到了1962年,泰勒开始经营自己的舞团,这类纯属恶作剧的顽皮编排就几乎不再出现了。他只用《光环》一个作品,就撬动了1960年代的现代舞版图。《光环》代表了泰勒最有观众缘的那类作品:音乐轻快,戏服简洁明丽,肢体修长的舞者们在幻梦般的灯光下,优美腾跃,一个个美得宛如云端天神。当年泰勒的舞团去宝岛台湾巡演,林怀民震撼于泰勒的舞姿有超然于时间和空间的美,如同真理般的存在,于是他感叹,这是一道照进现代舞的光。
若以为爱和暖是泰勒作品中的全部,这是对他莫大的误解。光明也有黑暗面,他编唯美的舞步,关注人性中不能为外人道的疯狂和黑暗,用舞步探测生命中荒芜寒凉的无意识。最经典的《海滨广场》里,泰勒从一个姑娘在海滨追赶公交车的奔跑里得到灵感,抛开芭蕾的足尖技巧,借普通人的步履,提炼一首肢体的抒情诗。他从日常的动作中提炼舞步和舞蹈阵型,用舞蹈礼赞日常,但是在其乐融融的第一幕和第三幕之间,画风突转,夹着灰心冰冷的中场,黯然地展开一段压抑的家庭剧,演绎发生在家庭内部的相互背叛、彼此控制、刻骨铭心的伤害。1970年创作的《大伯莎》,他几乎是歇斯底里地讲述机器和资本对人的伤害,在发达资本主义的冷酷世界里,身体总被当成商品无情置换。
有一位舞评人谈过自己面对泰勒作品的困惑:“看他的作品,演员克制,动作干净,服装恰到好处,舞步阵型太美太好看,他怎么能用这么整洁唯美的外在,去呈现人性里最黑暗最无理性的部分?他用舞蹈表现春天,是美的。当他用舞蹈表现绝望,怎么能还是美得过分?”这位舞评人对泰勒有所保留的评价,说到了泰勒作品里矛盾的特质:第一眼看到美国式的青春、活力和乐观,再看下去,有愤怒、悲伤、灰心,甚至自暴自弃,而愤世嫉俗的内容又往往以谐谑的方式表达,他在明朗的表象下,把玩着各式的暧昧。

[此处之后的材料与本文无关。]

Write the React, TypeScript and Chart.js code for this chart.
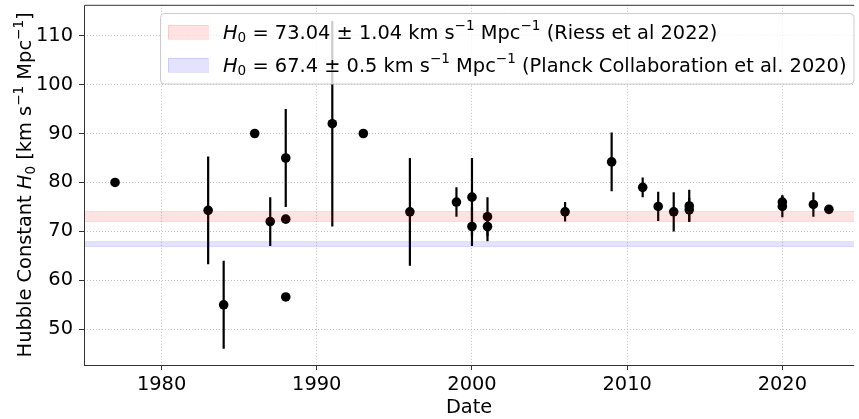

在泰勒舞团里度过大半职业生涯的一位舞者说得更贴切些:“他所有的作品都在关心人与人之间的关系,他想用舞蹈去揭开人际之间被隐瞒的、不能见光的、不能沟通的……所有灰色且难以表达的东西。他一生都在冒险,用纯粹的美去揭示丑陋,是冒险,在每一步舞步中投入感情,也是冒险。”
泰勒在作品里流露的矛盾情感,也许是他本人在生活中遭受过的不解和不甘。他出生在一个糟糕的原生家庭,母亲带着和前夫的三个孩子嫁给他父亲,因为大萧条,父亲失业,父母之间因为经济困顿而感情破裂,他们放弃了城市生活,搬到偏僻小镇,靠母亲开小旅馆维持生计,直到父亲对继子做出不伦的举动,这个摇摇欲坠的家庭才彻底分裂。因为晦暗孤单的童年,也可能是直觉,泰勒对生命中的疯狂、污秽、无理性,有着过分敏锐的体察。但也许,我们并没有必要去探究他的人生去解释他的作品,就像他在80岁出头时,在曼哈顿下城区的老公寓里对采访他的英国记者说:“我从不分析我的作品。那太危险了。”